World Wildlife Fund

/ Category
/ Client
World Wildlife Fund
/ Year
2025

THE CHALLENGE

World Wildlife Fund needed a campaign that actually resonated with Gen Z. No greenwashing, no doom spirals. This generation has grown up watching the planet burn and the messaging around it flop. They’re exhausted by apathy and alarmism alike. The brief was clear: ditch the guilt trips and give them something real, weird, and empowering.

THE SOLUTION

We created a campaign that embraces the absurdity of now. Surreal visuals. Dry, deadpan copy. An astronaut in a meadow. It taps into that quiet dread and the unshakable urge to do something. Every video ends with a simple call to action: scan the code, take a step. The campaign speaks to Gen Z’s reality: strange, burned out, but still willing to act.

MY PART
As Creative Director and Strategist, here’s what I did:

✔ Led concept development and campaign narrative

✔ Wrote scripts and headlines that feel self-aware but never condescending

✔ Directed creative execution across social, video, and print touchpoints

✔ Ensured the campaign tone matched Gen Z’s reality, not some idealized version of it

✔ Designed each visual to feel cinematic and share-worthy, not preachy

THE RESULT

The campaign ditched the fear tactics and earned attention. People watched, shared, and scanned. More importantly, they showed up. Engagement metrics beat WWF’s previous Gen Z campaigns, and the QR code scans translated into actual action: donations, volunteer sign-ups, and social shares that reached beyond the usual eco-conscious crowd. The surreal, self-aware tone cut through the noise and gave Gen Z something they rarely get from climate campaigns: a reason to engage that doesn’t make them feel manipulated or hopeless.
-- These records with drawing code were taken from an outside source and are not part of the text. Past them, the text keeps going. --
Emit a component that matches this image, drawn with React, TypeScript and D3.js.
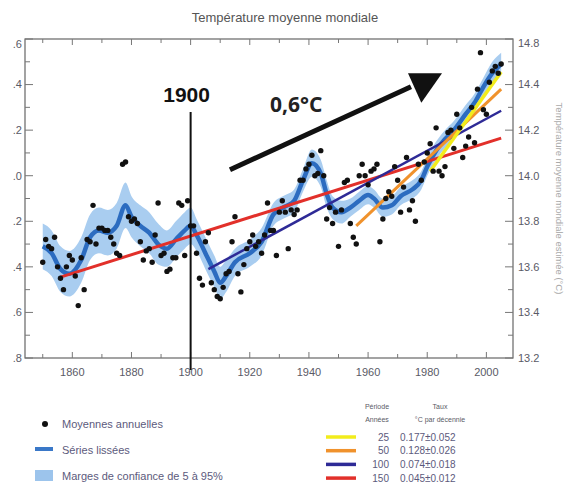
import React from "react";
import * as d3 from "d3";

const W = 569;
const H = 493;
const M = { top: 39, right: 56, bottom: 135, left: 25 };

// Annual means (anomaly, °C)
const years: number[] = d3.range(1850, 2006);
const annual: number[] = [
  -0.38, -0.28, -0.31, -0.32, -0.27, -0.4, -0.45, -0.5, -0.4, -0.35,
  -0.37, -0.44, -0.57, -0.36, -0.5, -0.28, -0.29, -0.13, -0.3, -0.23,
  -0.23, -0.24, -0.24, -0.27, -0.3, -0.34, -0.35, 0.05, 0.06, -0.18,
  -0.2, -0.19, -0.21, -0.29, -0.37, -0.33, -0.32, -0.38, -0.26, -0.12,
  -0.35, -0.34, -0.42, -0.41, -0.36, -0.36, -0.12, -0.13, -0.35, -0.11,
  -0.22, -0.22, -0.34, -0.45, -0.48, -0.29, -0.25, -0.47, -0.5, -0.53,
  -0.54, -0.49, -0.43, -0.42, -0.29, -0.18, -0.43, -0.51, -0.39, -0.32,
  -0.29, -0.26, -0.31, -0.29, -0.34, -0.26, -0.12, -0.24, -0.24, -0.35,
  -0.16, -0.11, -0.16, -0.32, -0.15, -0.17, -0.15, -0.02, -0.02, 0.03,
  0.05, 0.09, 0.0, 0.01, 0.11, 0.0, -0.19, -0.14, -0.21, -0.16,
  -0.31, -0.15, -0.03, -0.02, -0.21, -0.27, -0.3, 0.0, 0.05, -0.0,
  -0.04, 0.02, 0.03, 0.05, -0.29, -0.19, -0.1, -0.07, -0.09, 0.04,
  -0.02, -0.16, -0.05, 0.08, -0.15, -0.11, -0.2, 0.05, -0.02, 0.06,
  0.1, 0.14, 0.02, 0.21, 0.02, 0.0, 0.04, 0.19, 0.2, 0.12,
  0.27, 0.21, 0.08, 0.13, 0.17, 0.3, 0.145, 0.38, 0.54, 0.29,
  0.27, 0.41, 0.46, 0.48, 0.45, 0.49,
];

// Smoothed series and its 5-95% half width
const smoothYears: number[] = [
  1850, 1853, 1856, 1859, 1863, 1866, 1869, 1872, 1875, 1878, 1880, 1883,
  1886, 1889, 1892, 1895, 1898, 1900, 1902, 1905, 1908, 1910, 1912, 1915,
  1920, 1924, 1928, 1932, 1935, 1938, 1941, 1944, 1946, 1948, 1951, 1954,
  1957, 1960, 1962, 1965, 1968, 1971, 1975, 1978, 1980, 1983, 1986, 1989,
  1993, 1996, 1999, 2002, 2005,
];
const smoothVals: number[] = [
  -0.31, -0.34, -0.41, -0.43, -0.37, -0.27, -0.24, -0.25, -0.22, -0.13, -0.18, -0.22,
  -0.25, -0.3, -0.32, -0.28, -0.24, -0.22, -0.26, -0.34, -0.42, -0.47, -0.44, -0.38,
  -0.34, -0.29, -0.17, -0.135, -0.11, -0.02, 0.055, 0.01, -0.08, -0.14, -0.16, -0.14,
  -0.11, -0.085, -0.1, -0.14, -0.13, -0.09, -0.06, -0.02, 0.04, 0.11, 0.16, 0.2,
  0.27, 0.32, 0.39, 0.45, 0.49,
];
const smoothErr: number[] = [
  0.1, 0.1, 0.1, 0.1, 0.1, 0.1, 0.1, 0.1, 0.1, 0.1, 0.09, 0.09,
  0.09, 0.09, 0.08, 0.08, 0.08, 0.08, 0.07, 0.07, 0.07, 0.07, 0.07, 0.06,
  0.06, 0.06, 0.05, 0.05, 0.05, 0.05, 0.06, 0.06, 0.06, 0.05, 0.05, 0.04,
  0.04, 0.04, 0.04, 0.04, 0.04, 0.04, 0.04, 0.04, 0.04, 0.04, 0.04, 0.04,
  0.04, 0.04, 0.04, 0.05, 0.05,
];

// Linear trends
const trendPeriods: number[] = [25, 50, 100, 150];
const trendRates: string[] = ["0.177±0.052", "0.128±0.026", "0.074±0.018", "0.045±0.012"];
const trendColors: string[] = ["#f2ec1c", "#f0922c", "#2e2a96", "#e2302a"];
const trendStart: [number, number][] = [[1981, 0.02], [1956, -0.22], [1906, -0.41], [1856, -0.445]];
const trendEnd: [number, number][] = [[2005, 0.455], [2005, 0.38], [2005, 0.285], [2005, 0.165]];
const trendWidths: number[] = [3.5, 3, 2.5, 3];

const yTicks: number[] = [0.6, 0.4, 0.2, 0.0, -0.2, -0.4, -0.6, -0.8];
const yLabels: string[] = [".6", ".4", ".2", ".0", ".2", ".4", ".6", ".8"];
const yRightLabels: string[] = ["14.8", "14.4", "14.2", "14.0", "13.8", "13.6", "13.4", "13.2"];
const xTicks: number[] = [1860, 1880, 1900, 1920, 1940, 1960, 1980, 2000];

const FONT = "'Liberation Sans', Arial, sans-serif";
const GREY = "#5a5a66";
const LEG = "#5c5a7c";

export default function App() {
  const x = d3.scaleLinear().domain([1844, 2009]).range([M.left, W - M.right]);
  const y = d3.scaleLinear().domain([-0.8, 0.6]).range([H - M.bottom, M.top]);
  const x0 = M.left;
  const x1 = W - M.right;
  const y0 = M.top;
  const y1 = H - M.bottom;

  const band = d3
    .area<number>()
    .x((_, i) => x(smoothYears[i]))
    .y0((_, i) => y(smoothVals[i] - smoothErr[i]))
    .y1((_, i) => y(smoothVals[i] + smoothErr[i]))
    .curve(d3.curveMonotoneX);
  const smooth = d3
    .line<number>()
    .x((_, i) => x(smoothYears[i]))
    .y((d) => y(d))
    .curve(d3.curveMonotoneX);

  const minorY = d3.range(-0.8, 0.61, 0.1);
  const minorX = d3.range(1850, 2009, 10);

  // arrow in data coordinates
  const aFrom: [number, number] = [1913.3, 0.026];
  const aTo: [number, number] = [1974.5, 0.39];
  const head: [number, number][] = [[1973.5, 0.45], [1985, 0.45], [1978, 0.32]];

  return (
    <svg
      width={W}
      height={H}
      style={{ position: "absolute", left: 0, top: 0, background: "#fff" }}
      fontFamily={FONT}
    >
      <text x={285} y={22} textAnchor="middle" fontSize={13} fill="#555">
        Température moyenne mondiale
      </text>

      {/* confidence band + smoothed series */}
      <path d={band(smoothVals) || ""} fill="#a9cdf0" />
      <path d={smooth(smoothVals) || ""} fill="none" stroke="#2c6cc0" strokeWidth={4.5} />

      {/* trends */}
      {trendPeriods
        .map((_, i) => i)
        .reverse()
        .map((i) => (
          <line
            key={i}
            x1={x(trendStart[i][0])}
            y1={y(trendStart[i][1])}
            x2={x(trendEnd[i][0])}
            y2={y(trendEnd[i][1])}
            stroke={trendColors[i]}
            strokeWidth={trendWidths[i]}
          />
        ))}

      {/* annual means */}
      {annual.map((v, i) => (
        <circle key={i} cx={x(years[i])} cy={y(v)} r={2.7} fill="#111" />
      ))}

      {/* frame and ticks */}
      <rect x={x0} y={y0} width={x1 - x0} height={y1 - y0} fill="none" stroke="#666" strokeWidth={1.2} />
      {minorY.map((v, i) => {
        const major = i % 2 === 0;
        const len = major ? 8 : 5;
        return (
          <g key={i} stroke="#777" strokeWidth={1}>
            <line x1={x0} x2={x0 + len} y1={y(v)} y2={y(v)} />
            <line x1={x1} x2={x1 - len} y1={y(v)} y2={y(v)} />
          </g>
        );
      })}
      {minorX.map((v) => {
        const len = v % 20 === 0 ? 6 : 4;
        return (
          <g key={v} stroke="#777" strokeWidth={1}>
            <line x1={x(v)} x2={x(v)} y1={y1} y2={y1 - len} />
            <line x1={x(v)} x2={x(v)} y1={y0} y2={y0 + len} />
          </g>
        );
      })}
      {yTicks.map((v, i) => (
        <g key={v} fontSize={11} fill={GREY}>
          <text x={22} y={Math.max(y(v), 44)} dy="0.35em" textAnchor="end">
            {yLabels[i]}
          </text>
          <text x={518} y={Math.max(y(v), 43)} dy="0.35em">
            {yRightLabels[i]}
          </text>
        </g>
      ))}
      {xTicks.map((v) => (
        <text key={v} x={x(v)} y={y1 + 18} textAnchor="middle" fontSize={11} fill={GREY}>
          {v}
        </text>
      ))}
      <text
        transform={`translate(556,${(y0 + y1) / 2}) rotate(90)`}
        textAnchor="middle"
        fontSize={9.5}
        fill="#aaa"
      >
        Température moyenne mondiale estimée (°C)
      </text>

      {/* 1900 marker */}
      <line x1={x(1900)} x2={x(1900)} y1={112} y2={y1 + 12} stroke="#111" strokeWidth={2} />
      <text x={x(1900) - 4} y={102} textAnchor="middle" fontSize={21} fontWeight="bold" fill="#111">
        1900
      </text>

      {/* 0,6°C arrow */}
      <line x1={x(aFrom[0])} y1={y(aFrom[1])} x2={x(aTo[0])} y2={y(aTo[1])} stroke="#111" strokeWidth={5} />
      <polygon points={head.map((p) => `${x(p[0])},${y(p[1])}`).join(" ")} fill="#111" />
      <text x={270} y={112} fontSize={21} fontWeight="bold" fill="#222" fontFamily="'Open Sans', sans-serif">
        0,6°C
      </text>

      {/* legend left */}
      <circle cx={45} cy={424} r={3} fill="#111" />
      <text x={62} y={428} fontSize={11} fill={LEG}>Moyennes annuelles</text>
      <line x1={35} x2={53} y1={449} y2={449} stroke="#3a78c8" strokeWidth={4} />
      <text x={62} y={454} fontSize={11} fill={LEG}>Séries lissées</text>
      <rect x={35} y={470} width={18} height={11} fill="#9cc4ec" />
      <text x={62} y={480} fontSize={11} fill={LEG}>Marges de confiance de 5 à 95%</text>

      {/* legend right */}
      <g fontSize={7} fill={GREY} textAnchor="middle">
        <text x={377} y={409}>Période</text>
        <text x={377} y={422}>Années</text>
        <text x={440} y={409}>Taux</text>
        <text x={440} y={422}>°C par décennie</text>
      </g>
      {trendPeriods.map((p, i) => {
        const ry = 437 + i * 13.7;
        return (
          <g key={p}>
            <line x1={326} x2={356} y1={ry} y2={ry} stroke={trendColors[i]} strokeWidth={3.5} />
            <text x={389} y={ry + 3.5} textAnchor="end" fontSize={10} fill={LEG}>{p}</text>
            <text x={400} y={ry + 3.5} fontSize={10} fill={LEG}>{trendRates[i]}</text>
          </g>
        );
      })}
    </svg>
  );
}
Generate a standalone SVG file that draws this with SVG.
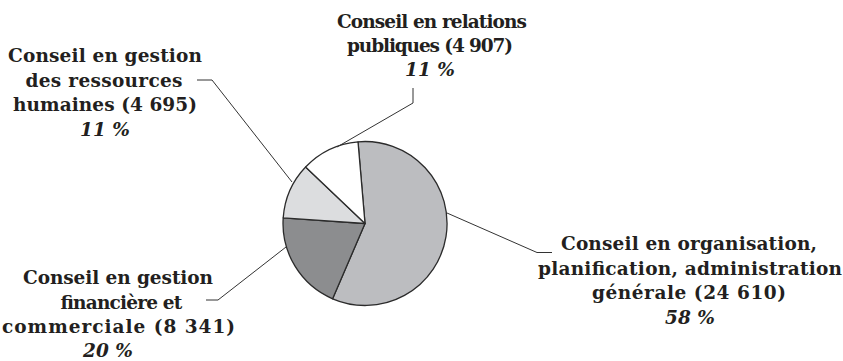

The pre-roll ads drove a notable spike in engagement, leading to a 25% increase in site visits to WWF’s Action Center. From there, over 1.5K people took action—whether through donations, event sign-ups, volunteer commitments, or petition signatures. By striking the right balance between urgency and optimism, the campaign turned passive viewers into active participants.